E all’improvviso, l’estate sprofondò nell’autunno”.
Oscar Wilde
 
Le metropoli non sono i luoghi più adatti per apprezzare fino in fondo tutte le sfumature di una stagione così romantica e malinconica come l’autunno. Non lo sono perché divorate da due dei mali più vistosi della modernità: il rumore e la fretta. L’autunno, invece, è una stagione dalle atmosfere rarefatte, una stagione dal passo lento, una stagione fatta di raccoglimento e di silenzio. Essa ci invita a metterci in ascolto, a scendere in profondità, a cogliere le risonanze interiori nelle loro mille variazioni e tonalità, perché è il clima stesso a suggerirlo, la luce che è divenuta più calda. Nella mia memoria l’autunno è la fiamma tremula del camino, un libro accanto alla poltrona e le foglie gialle e rosseggianti degli aceri che scendono lievi lungo i due lati del viale. Ci pensavo giorni fa incamminandomi verso la periferia, per trovare uno scorcio dove la campagna non ha ceduto del tutto il passo all’invasione del cemento; ero certo che gli alberi che vanno spogliandosi, trattenevano nel fogliame i bagliori di una luce rada di tardo meriggio. Volevo essere rassicurato, mentre mi ripetevo di continuo gli splendidi versi di Emily Dikinson: “L’acero indossa una sciarpa più gaia. La campagna una gonna scarlatta”. Volevo che questi versi si accordassero con il mio stato d’animo, con la musica che mi ronzava nella testa.     

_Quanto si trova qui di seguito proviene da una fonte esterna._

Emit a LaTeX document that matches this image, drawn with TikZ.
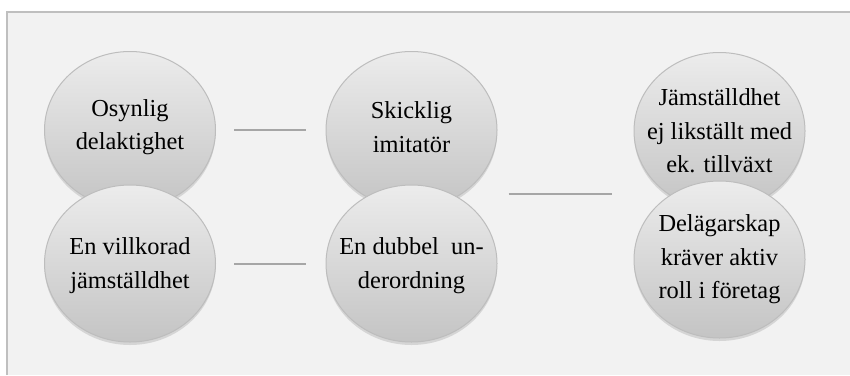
\documentclass[tikz,border=0pt]{standalone}
\usepackage{fontspec}
\setmainfont{Liberation Serif}
\usetikzlibrary{shapes.geometric,shadows}

\definecolor{panelfill}{HTML}{F2F2F2}
\definecolor{panelline}{HTML}{BFBFBF}
\definecolor{bubtop}{HTML}{ECECEC}
\definecolor{bubbottom}{HTML}{C4C4C4}
\definecolor{bubline}{HTML}{BDBDBD}
\definecolor{linkgray}{HTML}{A6A6A6}

\tikzset{
  bubble/.style={ellipse, draw=bubline, line width=0.5pt,
    top color=bubtop, bottom color=bubbottom,
    minimum width=85.5pt, minimum height=78.5pt, inner sep=0pt,
    drop shadow={opacity=0.25, shadow xshift=0pt, shadow yshift=-1.5pt}},
  bubtext/.style={align=center, inner sep=0pt, text=black,
    font=\fontsize{12.2}{16.8}\selectfont},
  link/.style={draw=linkgray, line width=1pt},
}

\begin{document}
\begin{tikzpicture}[x=0.5pt,y=-0.5pt]
\useasboundingbox (0,0) rectangle (850,375);
\def\ra{130}     % upper row
\def\rb{263.5}   % lower row
% panel
\fill[panelfill] (7,12) rectangle (850,375);
\draw[panelline, line width=1pt] (7,375) -- (7,12) -- (850,12);
% column 1
\node[bubble, label={[bubtext, yshift=1.5pt]center:Osynlig\\delaktighet}] (osynlig) at (130,\ra) {};
\node[bubble, label={[bubtext, yshift=-1pt]center:En villkorad\\jämställdhet}] (villkorad) at (130,\rb) {};
% column 2
\node[bubble, label={[bubtext, yshift=1.5pt]center:Skicklig\\imitatör}] (skicklig) at (411.5,\ra) {};
\node[bubble, label={[bubtext, yshift=-1pt]center:En dubbel~~un-\\derordning}] (dubbel) at (411.5,\rb) {};
% column 3
\node[bubble, label={[bubtext]center:Jämställdhet\\ej likställt med\\ek. tillväxt}] (jamst) at (719.5,131) {};
\node[bubble, label={[bubtext]center:Delägarskap\\kräver aktiv\\roll i företag}] (delag) at (719.5,259.5) {};
% links
\draw[link, shorten <=9pt, shorten >=10pt] (osynlig) -- (skicklig);
\draw[link, shorten <=9pt, shorten >=10pt] (villkorad) -- (dubbel);
\coordinate (midB) at (411.5,194);
\coordinate (midC) at (719.5,194);
\draw[link, shorten <=48.5pt, shorten >=54pt] (midB) -- (midC);
\end{tikzpicture}
\end{document}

Qual è la musica dell’autunno in una città come questa? mi domandavo. E come è possibile sentirla qui, in questo continuo via vai, in questo assedio senza requie di motori?  E come poter testimoniare di bellezza e di colori? Eppure, solo un secolo prima il pittore olandese Vincent van Gogh, aveva potuto scrivere parole come queste: “Finché ci sarà l’autunno, non avrò abbastanza mani, tele e colori per dipingere la bellezza che vedo”.
In città così innaturalmente dilatate, bisogna sorprenderlo l’autunno, andargli incontro nei rari luoghi poco battuti e nelle ore più insolite, solo così potrà parlare al vostro cuore. Ma è un privilegio raro. Può darsi che la pandemia che ha colpito questa “città della fretta” in maniera tanto vasta, ci obbligherà di nuovo a fermarci; a rallentare il passo, ad avere un altro sguardo. E sarà un autunno tremendamente malinconico, triste e desolato, come il “sepolcrale autunno” dei versi del poeta Cardarelli.